* START Material *

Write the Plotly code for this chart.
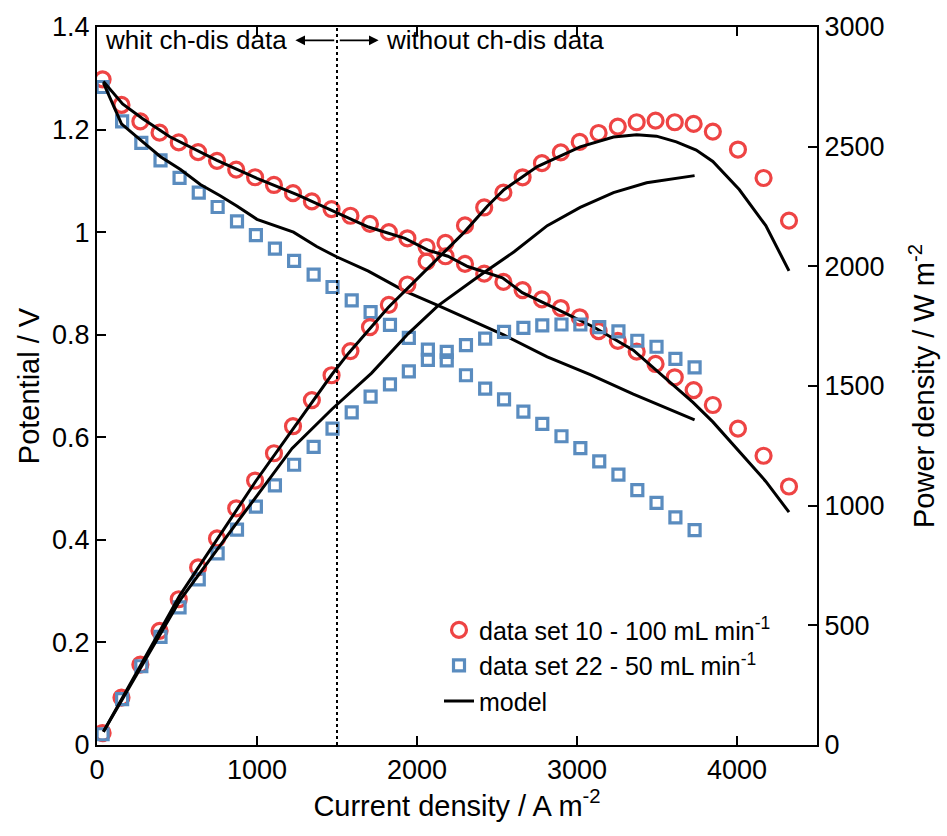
import plotly.graph_objects as go

# ---------------- data ----------------
I_red = [35, 153, 271, 391, 511, 632, 750, 870, 988, 1106, 1225, 1343, 1466, 1584, 1706,
         1824, 1940, 2060, 2178, 2300, 2420, 2540, 2660, 2781, 2899, 3017, 3135, 3255,
         3373, 3491, 3611, 3729, 3849, 4006, 4166, 4325]
V_red = [1.298, 1.248, 1.216, 1.194, 1.175, 1.156, 1.139, 1.122, 1.107, 1.092, 1.076,
         1.060, 1.045, 1.032, 1.016, 1.000, 0.988, 0.971, 0.953, 0.938, 0.919, 0.903,
         0.887, 0.869, 0.852, 0.834, 0.807, 0.788, 0.767, 0.743, 0.717, 0.692, 0.663,
         0.617, 0.564, 0.504]
P_red = [50, 198, 336, 477, 609, 742, 863, 989, 1105, 1219, 1332, 1441, 1545, 1646, 1746,
         1839, 1924, 2020, 2098, 2171, 2246, 2308, 2372, 2431, 2476, 2520, 2557, 2584,
         2602, 2609, 2602, 2595, 2563, 2488, 2369, 2191]

I_blue = [35, 157, 277, 397, 516, 636, 754, 875, 993, 1112, 1232, 1354, 1472, 1592, 1710,
          1831, 1949, 2068, 2186, 2306, 2426, 2544, 2665, 2783, 2903, 3021, 3139, 3259,
          3377, 3497, 3615, 3735]
V_blue = [1.283, 1.216, 1.174, 1.140, 1.106, 1.077, 1.049, 1.021, 0.994, 0.968, 0.944,
          0.917, 0.893, 0.867, 0.844, 0.819, 0.794, 0.771, 0.750, 0.721, 0.695, 0.674,
          0.650, 0.626, 0.602, 0.579, 0.553, 0.527, 0.497, 0.472, 0.444, 0.419]
P_blue = [45, 192, 329, 452, 575, 692, 801, 900, 996, 1085, 1171, 1246, 1322, 1390, 1456,
          1507, 1561, 1609, 1643, 1671, 1698, 1726, 1743, 1753, 1757, 1757, 1746, 1728,
          1689, 1664, 1613, 1578]

# model curves
Im_red_V = [40, 160, 286, 455, 750, 1000, 1250, 1466, 1697, 1925, 2068, 2193, 2317, 2534,
            2658, 2855, 3104, 3352, 3538, 3725, 3849, 4014, 4180, 4325]
Vm_red = [1.294, 1.250, 1.221, 1.186, 1.140, 1.105, 1.073, 1.042, 1.010, 0.988, 0.965,
          0.953, 0.933, 0.911, 0.882, 0.853, 0.815, 0.770, 0.719, 0.668, 0.630, 0.572,
          0.514, 0.454]
Im_red_P = [40, 271, 516, 992, 1468, 1571, 1820, 1944, 2193, 2296, 2441, 2545, 2752, 3020,
            3228, 3373, 3497, 3621, 3745, 3849, 4014, 4180, 4325]
Pm_red = [55, 333, 623, 1102, 1548, 1636, 1828, 1910, 2075, 2143, 2252, 2321, 2417, 2499,
          2540, 2550, 2544, 2520, 2486, 2438, 2321, 2170, 1981]

Im_blue_V = [40, 153, 275, 397, 522, 646, 770, 874, 1000, 1228, 1373, 1497, 1696, 1924,
             2130, 2317, 2545, 2814, 3083, 3352, 3518, 3735]
Vm_blue = [1.291, 1.211, 1.179, 1.147, 1.122, 1.093, 1.071, 1.051, 1.025, 1.000, 0.972,
           0.952, 0.924, 0.885, 0.857, 0.831, 0.799, 0.757, 0.722, 0.684, 0.662, 0.634]
Im_blue_P = [40, 516, 870, 1219, 1468, 1716, 1944, 2130, 2399, 2607, 2814, 3020, 3228,
             3435, 3735]
Pm_blue = [55, 602, 925, 1239, 1403, 1554, 1718, 1835, 1965, 2061, 2170, 2246, 2308,
           2349, 2379]

x_ticks = [0, 1000, 2000, 3000, 4000]
y_ticks = [0, 0.2, 0.4, 0.6, 0.8, 1, 1.2, 1.4]
y2_ticks = [0, 500, 1000, 1500, 2000, 2500, 3000]
divider_x = 1500

RED = "#EE4444"
BLUE = "#5A8CBF"
FONT = "Liberation Sans, Arial, Helvetica, sans-serif"

fig = go.Figure()

red_marker = dict(symbol="circle-open", size=15, color=RED, line=dict(width=3.2, color=RED))
blue_marker = dict(symbol="square-open", size=11, color=BLUE, line=dict(width=3.2, color=BLUE))

fig.add_trace(go.Scatter(x=I_red, y=V_red, mode="markers", marker=red_marker,
                         name="data set 10 - 100 mL min<sup>-1</sup>", legendrank=1))
fig.add_trace(go.Scatter(x=I_red, y=P_red, mode="markers", marker=red_marker,
                         yaxis="y2", showlegend=False))
fig.add_trace(go.Scatter(x=I_blue, y=V_blue, mode="markers", marker=blue_marker,
                         name="data set 22 - 50 mL min<sup>-1</sup>", legendrank=2))
fig.add_trace(go.Scatter(x=I_blue, y=P_blue, mode="markers", marker=blue_marker,
                         yaxis="y2", showlegend=False))

line_style = dict(color="black", width=3)
fig.add_trace(go.Scatter(x=Im_red_V, y=Vm_red, mode="lines", line=line_style,
                         name="model", legendrank=3))
fig.add_trace(go.Scatter(x=Im_blue_V, y=Vm_blue, mode="lines", line=line_style,
                         showlegend=False))
fig.add_trace(go.Scatter(x=Im_red_P, y=Pm_red, mode="lines", line=line_style,
                         yaxis="y2", showlegend=False))
fig.add_trace(go.Scatter(x=Im_blue_P, y=Pm_blue, mode="lines", line=line_style,
                         yaxis="y2", showlegend=False))

# dotted divider
fig.add_shape(type="line", xref="x", yref="paper", x0=divider_x, x1=divider_x, y0=0, y1=1,
              line=dict(color="black", width=2, dash="dot"))

# arrows and texts
ARROW_Y = 1.374
fig.add_annotation(x=1240, y=ARROW_Y, ax=divider_x - 8, ay=ARROW_Y, xref="x", yref="y",
                   axref="x", ayref="y", text="", showarrow=True, arrowhead=2,
                   arrowsize=1.2, arrowwidth=1.6, arrowcolor="black")
fig.add_annotation(x=1760, y=ARROW_Y, ax=divider_x + 8, ay=ARROW_Y, xref="x", yref="y",
                   axref="x", ayref="y", text="", showarrow=True, arrowhead=2,
                   arrowsize=1.2, arrowwidth=1.6, arrowcolor="black")
fig.add_annotation(x=40, y=ARROW_Y, xref="x", yref="y", text="whit ch-dis data",
                   showarrow=False, xanchor="left", yanchor="middle",
                   font=dict(size=26, color="black", family=FONT))
fig.add_annotation(x=1795, y=ARROW_Y, xref="x", yref="y", text="without ch-dis data",
                   showarrow=False, xanchor="left", yanchor="middle",
                   font=dict(size=26, color="black", family=FONT))

axis_common = dict(showgrid=False, zeroline=False, showline=True, linecolor="black",
                   linewidth=2, ticks="inside", ticklen=9, tickwidth=2, tickcolor="black",
                   tickfont=dict(size=27, color="black", family=FONT))

fig.update_layout(
    width=947, height=836,
    margin=dict(l=97, r=128, t=15, b=91),
    plot_bgcolor="white", paper_bgcolor="white",
    font=dict(family=FONT, color="black"),
    xaxis=dict(range=[0, 4500], tickvals=x_ticks, mirror="ticks",
               title=dict(text="Current density / A m<sup>-2</sup>",
                          font=dict(size=29, color="black", family=FONT), standoff=10),
               **axis_common),
    yaxis=dict(range=[0, 1.4], tickvals=y_ticks, mirror=True,
               title=dict(text="Potential / V",
                          font=dict(size=29, color="black", family=FONT), standoff=4),
               **axis_common),
    yaxis2=dict(range=[0, 3000], tickvals=y2_ticks, overlaying="y", side="right",
                title=dict(text="Power density / W m<sup>-2</sup>",
                           font=dict(size=29, color="black", family=FONT), standoff=30),
                **axis_common),
    legend=dict(x=0.475, y=0.192, xanchor="left", yanchor="top",
                bgcolor="rgba(0,0,0,0)", font=dict(size=25, color="black", family=FONT),
                tracegroupgap=6, itemwidth=30),
)

fig.write_html("out.html")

* END Material *

The request:
Leave the pictures out and reproduce exactly the lines from the top of the listing above through the line with "1689, 1664, 1613, 1578]".

Finished exercise:
Write the Plotly code for this chart.
import plotly.graph_objects as go

# ---------------- data ----------------
I_red = [35, 153, 271, 391, 511, 632, 750, 870, 988, 1106, 1225, 1343, 1466, 1584, 1706,
         1824, 1940, 2060, 2178, 2300, 2420, 2540, 2660, 2781, 2899, 3017, 3135, 3255,
         3373, 3491, 3611, 3729, 3849, 4006, 4166, 4325]
V_red = [1.298, 1.248, 1.216, 1.194, 1.175, 1.156, 1.139, 1.122, 1.107, 1.092, 1.076,
         1.060, 1.045, 1.032, 1.016, 1.000, 0.988, 0.971, 0.953, 0.938, 0.919, 0.903,
         0.887, 0.869, 0.852, 0.834, 0.807, 0.788, 0.767, 0.743, 0.717, 0.692, 0.663,
         0.617, 0.564, 0.504]
P_red = [50, 198, 336, 477, 609, 742, 863, 989, 1105, 1219, 1332, 1441, 1545, 1646, 1746,
         1839, 1924, 2020, 2098, 2171, 2246, 2308, 2372, 2431, 2476, 2520, 2557, 2584,
         2602, 2609, 2602, 2595, 2563, 2488, 2369, 2191]

I_blue = [35, 157, 277, 397, 516, 636, 754, 875, 993, 1112, 1232, 1354, 1472, 1592, 1710,
          1831, 1949, 2068, 2186, 2306, 2426, 2544, 2665, 2783, 2903, 3021, 3139, 3259,
          3377, 3497, 3615, 3735]
V_blue = [1.283, 1.216, 1.174, 1.140, 1.106, 1.077, 1.049, 1.021, 0.994, 0.968, 0.944,
          0.917, 0.893, 0.867, 0.844, 0.819, 0.794, 0.771, 0.750, 0.721, 0.695, 0.674,
          0.650, 0.626, 0.602, 0.579, 0.553, 0.527, 0.497, 0.472, 0.444, 0.419]
P_blue = [45, 192, 329, 452, 575, 692, 801, 900, 996, 1085, 1171, 1246, 1322, 1390, 1456,
          1507, 1561, 1609, 1643, 1671, 1698, 1726, 1743, 1753, 1757, 1757, 1746, 1728,
          1689, 1664, 1613, 1578]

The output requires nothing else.